- Exercise -
Emit the data below verbatim, stripping out any pictures.

***

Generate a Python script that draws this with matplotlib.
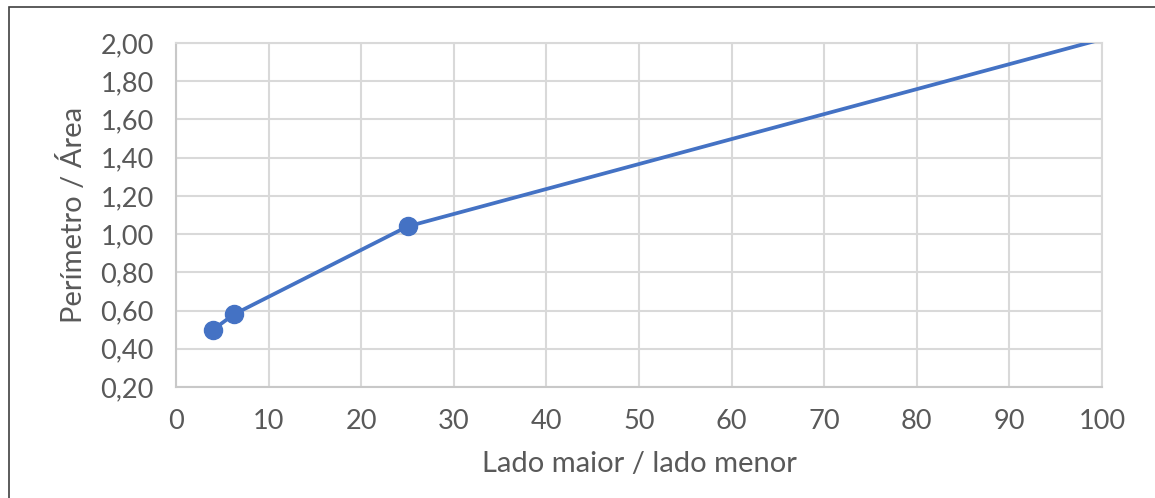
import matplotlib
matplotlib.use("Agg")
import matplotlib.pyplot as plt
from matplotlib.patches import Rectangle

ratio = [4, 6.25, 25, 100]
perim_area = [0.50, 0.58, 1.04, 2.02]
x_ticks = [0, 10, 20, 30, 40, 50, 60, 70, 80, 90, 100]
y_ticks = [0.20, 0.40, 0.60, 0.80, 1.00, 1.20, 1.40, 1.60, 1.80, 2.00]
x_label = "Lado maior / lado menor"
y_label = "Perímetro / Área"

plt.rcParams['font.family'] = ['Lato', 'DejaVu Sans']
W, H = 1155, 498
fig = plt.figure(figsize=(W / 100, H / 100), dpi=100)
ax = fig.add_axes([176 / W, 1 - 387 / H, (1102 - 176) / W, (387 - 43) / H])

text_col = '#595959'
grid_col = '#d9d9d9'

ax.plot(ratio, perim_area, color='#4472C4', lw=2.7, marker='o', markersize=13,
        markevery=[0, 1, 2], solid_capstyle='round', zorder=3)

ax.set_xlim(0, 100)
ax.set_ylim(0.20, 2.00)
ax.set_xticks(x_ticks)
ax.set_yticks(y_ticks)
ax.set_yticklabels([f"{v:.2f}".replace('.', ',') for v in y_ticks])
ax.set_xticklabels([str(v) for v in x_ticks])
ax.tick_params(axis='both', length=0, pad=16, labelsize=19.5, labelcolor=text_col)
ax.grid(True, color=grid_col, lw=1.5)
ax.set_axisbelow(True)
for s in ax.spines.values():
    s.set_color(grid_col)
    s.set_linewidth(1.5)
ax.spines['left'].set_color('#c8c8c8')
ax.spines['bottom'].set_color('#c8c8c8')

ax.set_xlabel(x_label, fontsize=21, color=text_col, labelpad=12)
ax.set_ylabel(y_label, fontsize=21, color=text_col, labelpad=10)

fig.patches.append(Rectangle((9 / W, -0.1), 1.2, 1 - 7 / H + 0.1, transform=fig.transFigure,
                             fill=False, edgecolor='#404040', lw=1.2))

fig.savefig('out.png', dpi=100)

***

- Response below -
Generate a Python script that draws this with matplotlib.
import matplotlib
matplotlib.use("Agg")
import matplotlib.pyplot as plt
from matplotlib.patches import Rectangle

ratio = [4, 6.25, 25, 100]
perim_area = [0.50, 0.58, 1.04, 2.02]
x_ticks = [0, 10, 20, 30, 40, 50, 60, 70, 80, 90, 100]
y_ticks = [0.20, 0.40, 0.60, 0.80, 1.00, 1.20, 1.40, 1.60, 1.80, 2.00]
x_label = "Lado maior / lado menor"
y_label = "Perímetro / Área"

plt.rcParams['font.family'] = ['Lato', 'DejaVu Sans']
W, H = 1155, 498
fig = plt.figure(figsize=(W / 100, H / 100), dpi=100)
ax = fig.add_axes([176 / W, 1 - 387 / H, (1102 - 176) / W, (387 - 43) / H])

text_col = '#595959'
grid_col = '#d9d9d9'

ax.plot(ratio, perim_area, color='#4472C4', lw=2.7, marker='o', markersize=13,
        markevery=[0, 1, 2], solid_capstyle='round', zorder=3)

ax.set_xlim(0, 100)
ax.set_ylim(0.20, 2.00)
ax.set_xticks(x_ticks)
ax.set_yticks(y_ticks)
ax.set_yticklabels([f"{v:.2f}".replace('.', ',') for v in y_ticks])
ax.set_xticklabels([str(v) for v in x_ticks])
ax.tick_params(axis='both', length=0, pad=16, labelsize=19.5, labelcolor=text_col)
ax.grid(True, color=grid_col, lw=1.5)
ax.set_axisbelow(True)
for s in ax.spines.values():
    s.set_color(grid_col)
    s.set_linewidth(1.5)
ax.spines['left'].set_color('#c8c8c8')
ax.spines['bottom'].set_color('#c8c8c8')

ax.set_xlabel(x_label, fontsize=21, color=text_col, labelpad=12)
ax.set_ylabel(y_label, fontsize=21, color=text_col, labelpad=10)

fig.patches.append(Rectangle((9 / W, -0.1), 1.2, 1 - 7 / H + 0.1, transform=fig.transFigure,
                             fill=False, edgecolor='#404040', lw=1.2))

fig.savefig('out.png', dpi=100)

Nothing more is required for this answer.